I've been thinking a lot about parenting lately, and about how we're going to handle certain things as Topaz gets older. I told Jake earlier that I feel like I want to pretty much avoid a majority of what is dominant in our culture: fast food, unhealthy food in general, TV, unwholesome movies, plastic crap, wastefulness, and on and on and on. I want to raise her to eat good food and make healthful choices, but I also don't want her to be the kid who goes to her friends' birthday party and has to take her own food because she's not allowed birthday cake and pizza. I don't want her to be singled out in a negative way, but I do want her to be separated from so much of the crap that surrounds us and makes up the American lifestyle. There aren't going to be any McDonald's birthday parties for her, and she's not going to have piles of loud and obnoxious plastic toys. She's not going to be a 10-year old wearing low-rise jeans and halter tops. There are LOTS of things I am not going to allow her to be part of.
But on the other hand, I know what it's like to BE that kid, on the outside, not allowed to do/have what my friends did/had. I just never fit in because of it. And while I want Topaz to be healthy and conscious of the reasons behind all our rules, I don't want her to be an outcast either.

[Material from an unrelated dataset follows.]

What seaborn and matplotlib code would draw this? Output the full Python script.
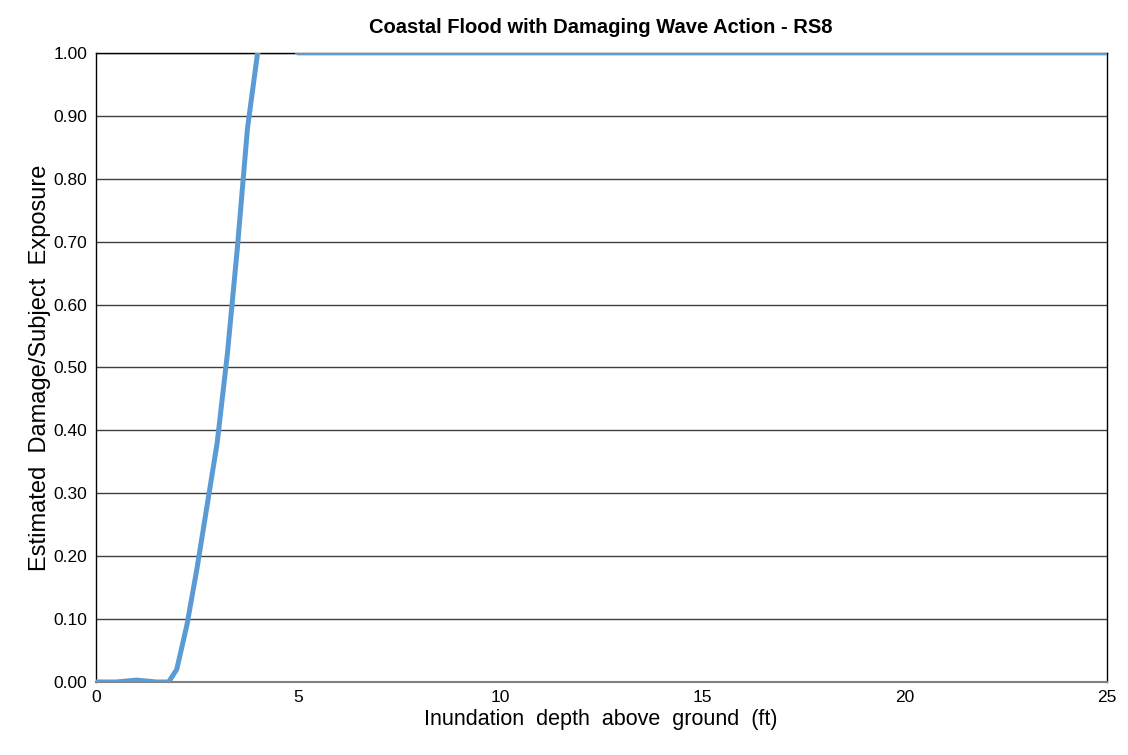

I've given this all so much thought, but I have a long way to go before I have a clue what is really best.
I hate that my own culture is something I detest so passionately. I don't know what the point is of traveling within this country, because it's all the same. Pick a road in any city and it could be the same road and the same city. You'll see a Walmart and a CVS and ten McDonalds and a Wendy's and a bunch of crap and it's just all the same shit. I hate that everything I believe in or stand for is completely contradictory to that of our society at large. Will I one day be called a bad parent because Topaz doesn't have a collection of Happy Meal toys?
As it is now, I already have so many limitations that it's just a matter of time before our families get mad. I choose to cloth diaper, breastfeed exclusively for at least a year and probably much longer, use only natural fibers, no plastic/battery-operated-character-related toys, no pacifiers, attachment parenting, cosleeping, natural bath products. I don't leave her for any longer than it takes to run to the grocery store. I don't rely on plastic parents like swings (except when I'm in the shower) and pacifiers and playpens. I've gotten some flak because I won't "supplement" with formula, won't give her a pacifier, won't leave her with a babysitter, carry her too much, respond to her cries too quickly, and it just goes on. I've cut dairy from my diet because it seems to make Topaz feel much much better. So yes, bring me a cheeseburger and wait for me to die of gratitude.

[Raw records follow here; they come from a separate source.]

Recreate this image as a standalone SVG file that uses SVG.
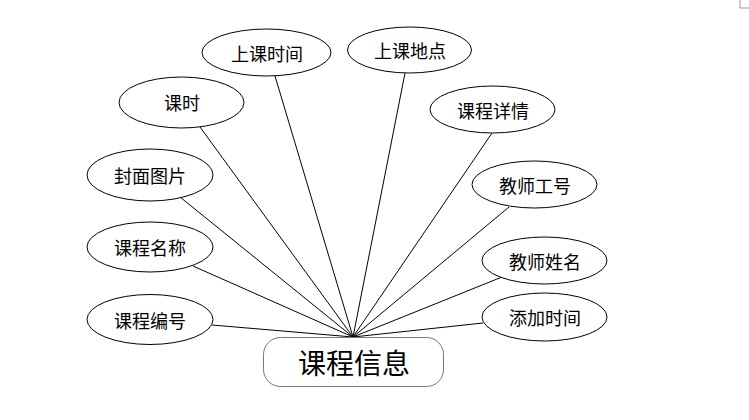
<svg xmlns="http://www.w3.org/2000/svg" width="749" height="420" viewBox="0 0 749 420">
<style>
.attr ellipse{fill:#fff;stroke:#000;stroke-width:1}
.attr text{font-family:"Noto Sans CJK SC",sans-serif;font-size:18px;fill:#000;text-anchor:middle;dominant-baseline:central}
#connectors line{stroke:#000;stroke-width:1}
</style>
<rect width="749" height="420" fill="#fff"/>
<path d="M740 0V8H749" fill="none" stroke="#999" stroke-width="1"/>
<g id="connectors">
<line x1="275" y1="76" x2="353" y2="337"/>
<line x1="405" y1="73" x2="353" y2="337"/>
<line x1="200" y1="127" x2="353" y2="337"/>
<line x1="180" y1="197" x2="353" y2="337"/>
<line x1="193" y1="266" x2="353" y2="337"/>
<line x1="212" y1="325" x2="353" y2="337"/>
<line x1="492" y1="133" x2="353" y2="337"/>
<line x1="509" y1="207" x2="353" y2="337"/>
<line x1="502" y1="277" x2="353" y2="337"/>
<line x1="483" y1="323" x2="353" y2="337"/>
</g>
<g id="n-sksj" class="attr"><ellipse cx="266.5" cy="52.5" rx="64.5" ry="23.5"/><text x="267" y="53">上课时间</text></g>
<g id="n-skdd" class="attr"><ellipse cx="409.5" cy="50" rx="62" ry="23"/><text x="410" y="50">上课地点</text></g>
<g id="n-ks" class="attr"><ellipse cx="181.5" cy="102.5" rx="62.5" ry="25.5"/><text x="182" y="102">课时</text></g>
<g id="n-fmtp" class="attr"><ellipse cx="150" cy="175" rx="63" ry="26"/><text x="150" y="175">封面图片</text></g>
<g id="n-kcmc" class="attr"><ellipse cx="150" cy="247" rx="63" ry="25"/><text x="150" y="247">课程名称</text></g>
<g id="n-kcbh" class="attr"><ellipse cx="150" cy="319.5" rx="63" ry="25"/><text x="150" y="320">课程编号</text></g>
<g id="n-kcxq" class="attr"><ellipse cx="492.5" cy="109.5" rx="62.5" ry="23.5"/><text x="493" y="110">课程详情</text></g>
<g id="n-jsgh" class="attr"><ellipse cx="534.5" cy="184.5" rx="62.5" ry="23.5"/><text x="535" y="185">教师工号</text></g>
<g id="n-jsxm" class="attr"><ellipse cx="544.5" cy="260.5" rx="62.5" ry="23.5"/><text x="545" y="261">教师姓名</text></g>
<g id="n-tjsj" class="attr"><ellipse cx="544.5" cy="317" rx="62.5" ry="24"/><text x="545" y="317">添加时间</text></g>
<g id="n-kcxx"><rect x="263.5" y="337.5" width="180" height="49" rx="17" ry="17" fill="#fff" stroke="#777" stroke-width="1"/><text x="354" y="362" font-family="Noto Sans CJK SC,sans-serif" font-size="28" text-anchor="middle" dominant-baseline="central" fill="#000">课程信息</text></g>
</svg>
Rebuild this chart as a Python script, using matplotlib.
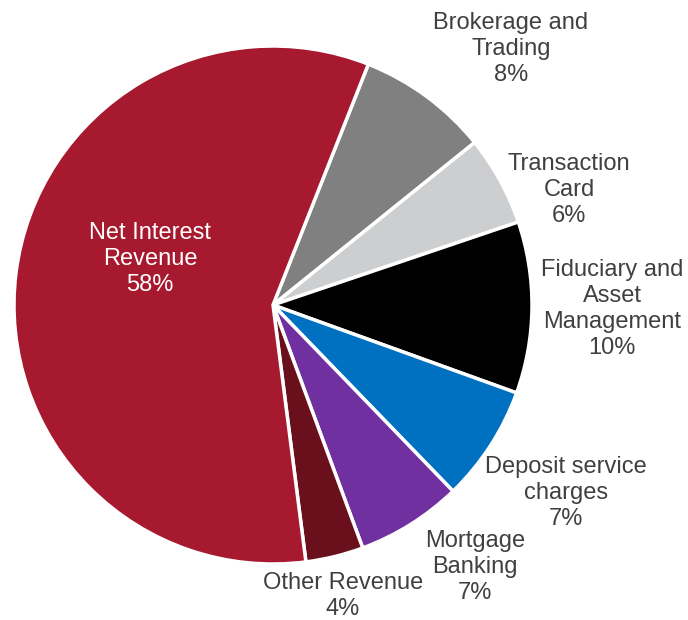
import matplotlib.pyplot as plt

plt.rcParams['font.family'] = ['Liberation Sans', 'DejaVu Sans']

# slice order clockwise, starting at the top-right edge of Net Interest Revenue
categories = ["Brokerage and\nTrading", "Transaction\nCard", "Fiduciary and\nAsset\nManagement",
              "Deposit service\ncharges", "Mortgage\nBanking", "Other Revenue", "Net Interest\nRevenue"]
shares = [8.2, 5.6, 10.7, 7.25, 6.6, 3.6, 58.0]
pct_labels = ["8%", "6%", "10%", "7%", "7%", "4%", "58%"]
colors = ["#808080", "#CDCECF", "#000000", "#0070C0", "#7030A0", "#6A0F1C", "#A6192E"]

# label anchor points (pixels, top-left origin)
label_xy = [(511, 49), (569, 190), (612, 309), (566, 493), (475, 567), (343, 596), (150, 259)]

W, H = 688, 620
fig = plt.figure(figsize=(W / 100, H / 100), dpi=100)
ax = fig.add_axes([0, 0, 1, 1])
ax.set_xlim(0, W)
ax.set_ylim(0, H)

cx, cy, r = 273, 305, 259
ax.pie(shares, colors=colors, startangle=90 - 21.6, counterclock=False,
       center=(cx, H - cy), radius=r, frame=True,
       wedgeprops=dict(edgecolor="white", linewidth=2.5))
ax.set_xlim(0, W)
ax.set_ylim(0, H)
ax.axis("off")

for i, (cat, pct) in enumerate(zip(categories, pct_labels)):
    x, y = label_xy[i]
    color = "white" if i == len(categories) - 1 else "#404040"
    ax.text(x, H - y, f"{cat}\n{pct}", ha="center", va="center", fontsize=17,
            color=color, linespacing=1.22)

fig.savefig("out.png", dpi=100)
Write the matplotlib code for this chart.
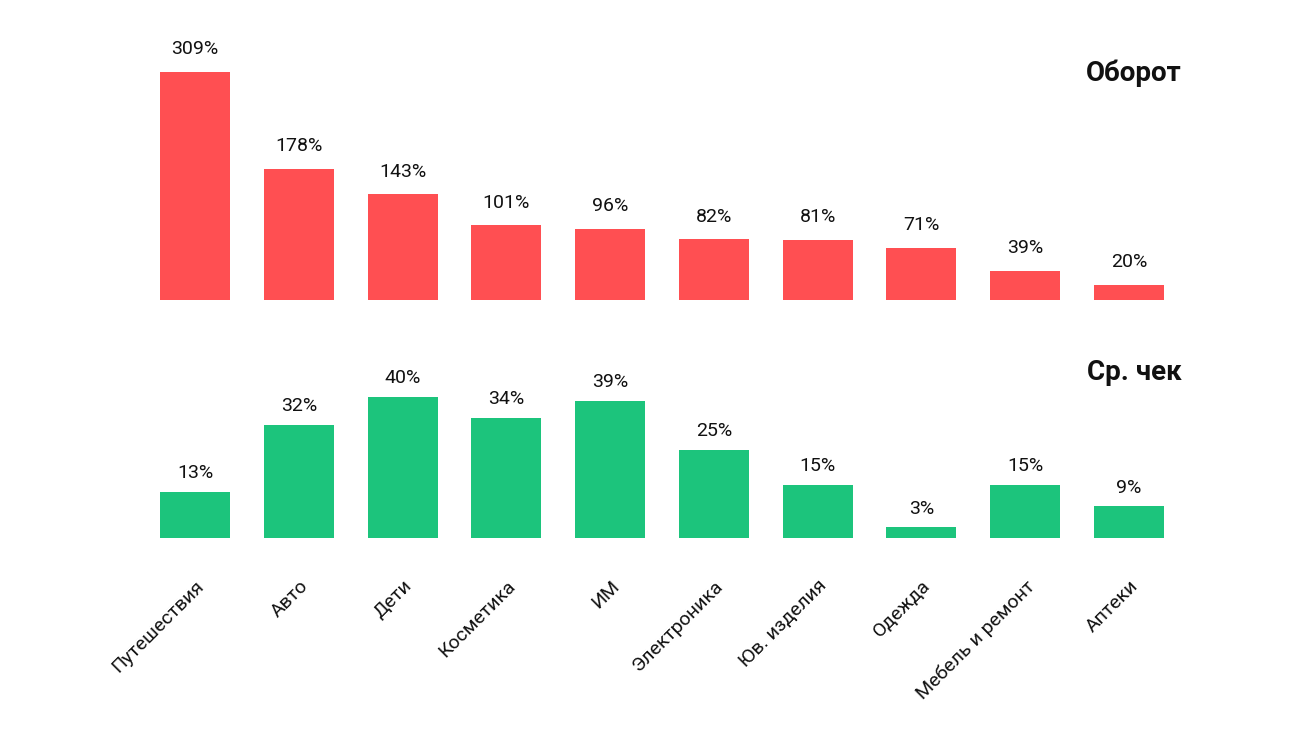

It's a war. It's just a constant battle with the world at large. If you're not fighting your family, you're fighting perfect strangers who seem to believe they know what's best for your child.

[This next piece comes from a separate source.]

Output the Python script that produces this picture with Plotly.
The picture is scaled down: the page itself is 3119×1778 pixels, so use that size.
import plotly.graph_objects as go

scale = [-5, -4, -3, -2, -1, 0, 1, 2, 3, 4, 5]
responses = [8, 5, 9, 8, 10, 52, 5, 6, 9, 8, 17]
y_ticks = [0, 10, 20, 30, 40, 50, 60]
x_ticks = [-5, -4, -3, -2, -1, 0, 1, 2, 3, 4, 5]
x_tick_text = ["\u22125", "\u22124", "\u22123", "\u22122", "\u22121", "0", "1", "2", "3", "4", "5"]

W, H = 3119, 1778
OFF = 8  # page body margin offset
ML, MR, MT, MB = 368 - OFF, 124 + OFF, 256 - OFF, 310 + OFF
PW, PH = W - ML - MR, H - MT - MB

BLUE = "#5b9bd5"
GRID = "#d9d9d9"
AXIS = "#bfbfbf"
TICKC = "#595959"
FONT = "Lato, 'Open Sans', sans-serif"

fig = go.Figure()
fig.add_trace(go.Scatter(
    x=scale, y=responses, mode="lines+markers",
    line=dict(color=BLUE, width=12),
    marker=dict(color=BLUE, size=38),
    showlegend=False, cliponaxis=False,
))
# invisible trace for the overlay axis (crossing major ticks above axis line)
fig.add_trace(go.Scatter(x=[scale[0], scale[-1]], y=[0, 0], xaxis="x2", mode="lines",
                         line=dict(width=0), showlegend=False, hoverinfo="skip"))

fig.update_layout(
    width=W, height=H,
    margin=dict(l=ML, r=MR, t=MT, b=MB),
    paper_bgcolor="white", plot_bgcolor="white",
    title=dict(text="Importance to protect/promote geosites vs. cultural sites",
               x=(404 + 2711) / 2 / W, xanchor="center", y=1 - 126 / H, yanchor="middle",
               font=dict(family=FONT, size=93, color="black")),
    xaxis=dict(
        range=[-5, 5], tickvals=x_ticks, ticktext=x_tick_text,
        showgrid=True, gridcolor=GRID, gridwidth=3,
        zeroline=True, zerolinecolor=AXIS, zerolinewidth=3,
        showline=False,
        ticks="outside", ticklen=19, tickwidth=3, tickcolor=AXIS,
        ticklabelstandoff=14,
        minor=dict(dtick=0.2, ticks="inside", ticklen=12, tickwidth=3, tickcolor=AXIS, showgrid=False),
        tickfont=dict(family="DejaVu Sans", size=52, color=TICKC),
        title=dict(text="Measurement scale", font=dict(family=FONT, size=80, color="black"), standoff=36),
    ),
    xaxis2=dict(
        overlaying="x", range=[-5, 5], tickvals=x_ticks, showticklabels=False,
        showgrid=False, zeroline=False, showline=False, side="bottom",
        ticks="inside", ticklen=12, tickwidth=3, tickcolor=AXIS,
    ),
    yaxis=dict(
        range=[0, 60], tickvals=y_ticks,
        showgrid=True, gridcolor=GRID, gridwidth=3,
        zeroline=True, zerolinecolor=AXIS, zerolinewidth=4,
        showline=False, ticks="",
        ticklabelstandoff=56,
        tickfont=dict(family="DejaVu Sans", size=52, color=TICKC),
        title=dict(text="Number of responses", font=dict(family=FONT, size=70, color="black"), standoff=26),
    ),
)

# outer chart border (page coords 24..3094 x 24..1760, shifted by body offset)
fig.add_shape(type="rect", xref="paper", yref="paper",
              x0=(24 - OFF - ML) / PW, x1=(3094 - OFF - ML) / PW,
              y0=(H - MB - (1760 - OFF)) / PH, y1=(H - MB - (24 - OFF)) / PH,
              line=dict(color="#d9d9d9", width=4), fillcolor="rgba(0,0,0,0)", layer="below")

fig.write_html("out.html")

What all of this has led me to conclude, is that reasonable or not, I want to isolate Topaz and all our future kids from as much of the crap and pitfalls of our society. I am thinking that this might be accomplished simply by finding the right school--probably a Waldorf--where her classmates and their parents will be likeminded and understanding. I don't see anything wrong with giving our kids a glimpse of a world that is perhaps less popular than what is mainstream, and surrounding them with people, things, ideas that are more healthy and beneficial. I would love to be able to send Topaz to school with a healthy lunch and know that she's not supplementing it with two Cokes, a bag of chips and Reese's peanut butter cups. I don't want to put them in a position of being treated like freaks, and I think that's far less likely to happen if her classmates have parents who think like we do.
My dad decided to take us out of public school and homeschool us. To this day I don't know how I feel about that, but it's got me thinking. I don't want to homeschool our kids. The only reason I would ever consider it is if I lived in a town that had a large group of homeschooling parents so that our kids could socialize and grow up together. I am not remotely interested in isolating our kids the way my parents isolated us.
There is no Waldorf school here. Apparently there is a Waldorf-inspired school in Ithaca, but I have no idea what that means, and anyway we don't live in Ithaca. So it's important to me that we find a place to live where all of this is possible.
Also, Waldorf schools aren't cheap and I would have to come up with some way to pay for it. With several kids, it's going to be extremely hard to pull off financially. I'm trying to come up with money-making ideas that I can do from home. I have no idea, though. Maybe I'll figure something out.
But there's just so much to consider. I don't want to raise a house full of "stupid Americans." I want my kids to have more sense than the average idiot in this country, and to be exposed to a wide range of ideas and cultures. In Binghamton and in Texas, it's extremely common to meet people who have never left their hometown, have never been to another country, and who base their entire view and concept of the world on their little bubble. I don't want my kids to be like that. I don't want to be like that myself. I think travel is very important, and I'll be thinking about other (cheaper) ways to expose Topaz to the rest of the world.
My head is full. I want to do right by my kids, and not have any regrets that I didn't give them every advantage. I want them to set themselves apart by who they are, not by what they aren't allowed to eat. There must be a very fine line between being a caring parent and being a fanatical paranoid lunatic. But to be honest, I think I would rather be paranoid than just toss my kids out into the world and let them take their chances.